Perhaps it was all a foregone conclusion. Not only is the President’s supermajority in Congress iron-clad at this time, but Speaker Pantaleon Alvarez has also expressed enthusiasm for martial law not just as a temporary measure but, as well, virtually the anchor of the President’s governance right up to the end of his term in 2022.
Specifically, the representative of Davao del Norte’s first district wants extended martial rule “para lang matapos itong gulong ito” (so we can get done with this mess). By that he apparently meant the decades-old communist insurgency, along with Moro separatism and terrorist activities by the Abu Sayyaf and Maute Group — the whole lot of Mindanao troubles that he thinks can be resolved through the final solution of martial law.
It’s a theme that Malacañang and its backers in Congress have taken up as well — that this extraordinary power the Constitution grants a president only on the basis of invasion or rebellion can now be stretched for other uses, such as nation-building.

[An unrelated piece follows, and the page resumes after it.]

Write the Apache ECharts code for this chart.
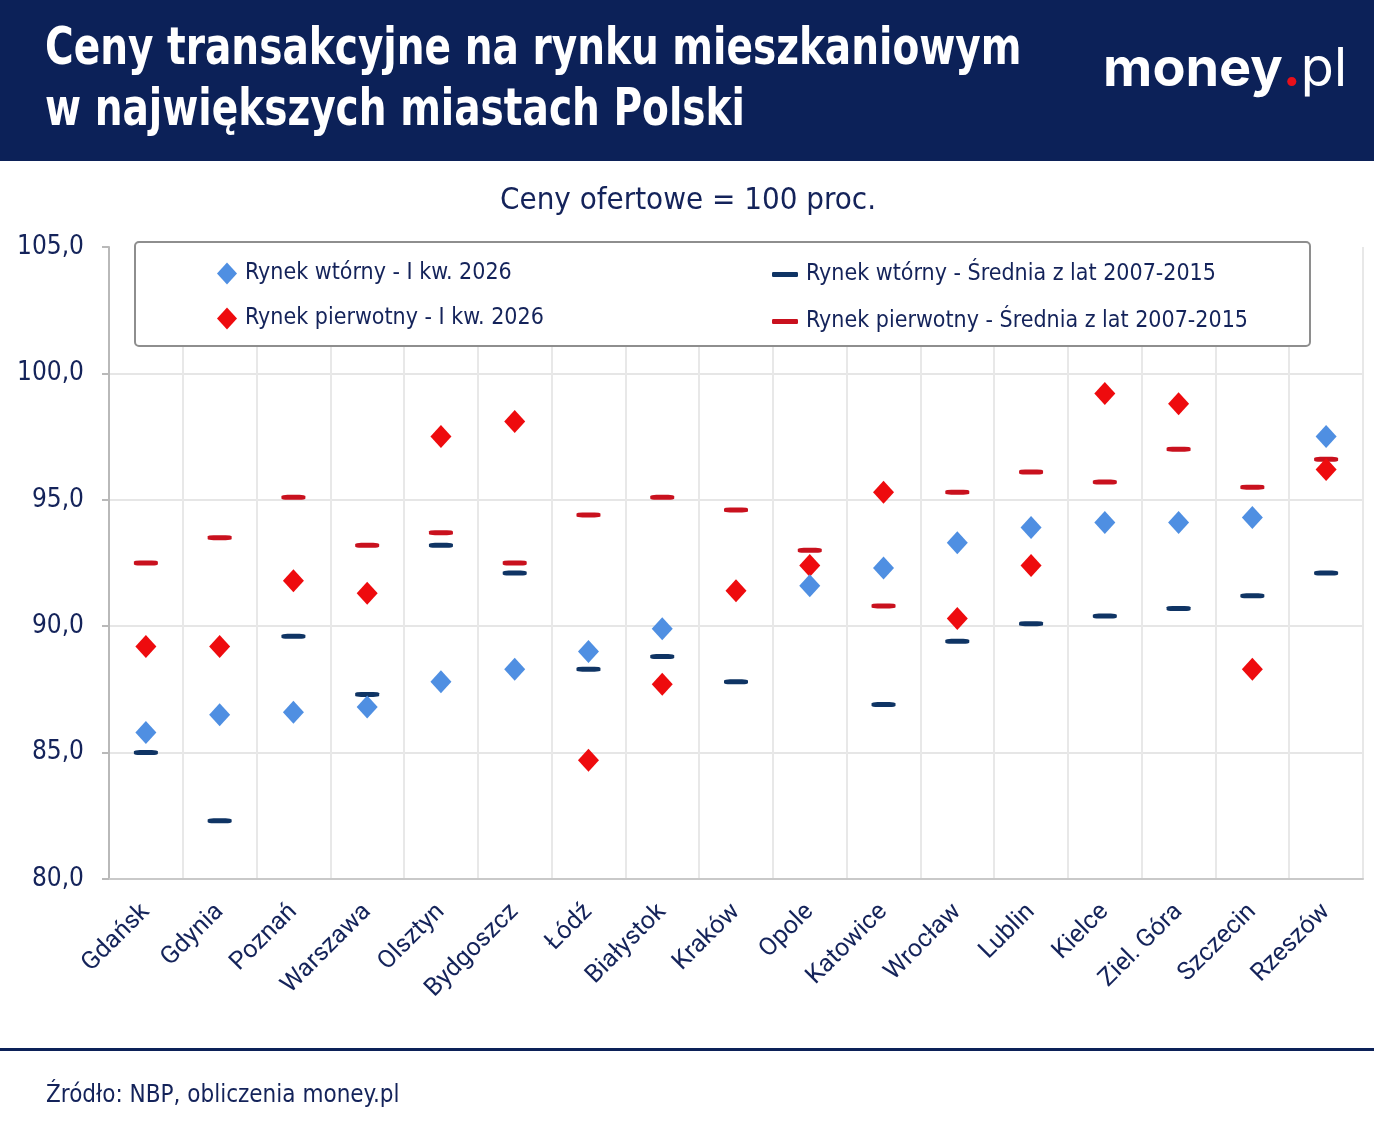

As Abella put it after the issuance of the joint Congress resolution: “There is much work to be done in the recovery, reconstruction and rehabilitation of Marawi. Together, let us transform Mindanao into a land of fulfillment.”
Does history back this narrative? Is martial law the cure to Mindanao’s ills that its supporters tout it to be?
A Facebook post claims that Haroun Lucman Jr., vice governor of the Autonomous Region in Muslim Mindanao, wanted to speak before Congress on Saturday but was not given the chance to do so. Part of his statement would supposedly have said: “Martial Law to us is repressive, abusive, and dehumanizing. That is the Martial Law that we suffered during the Marcos rule. Our people fear it and abhor it.”
Inquirer columnist Antonio Montalvan II, a Mindanao native, echoed that in his column on Monday: “The military solution for Mindanao has always failed. It has not worked and never will. Military assaults do not address poverty and the disenfranchisement of the Moro masses from the traditional politics that has bred dynasties enriching themselves in office.”
Indeed, history shows that Ferdinand Marcos had 14 years to prove that martial law could solve Mindanao’s endemic problems of poverty, social inequality, warlordism, disempowerment. It didn’t work, and today the region remains as troubled, if not more so. Unhappily, those troubles will continue, as long as their roots remain ignored and unaddressed.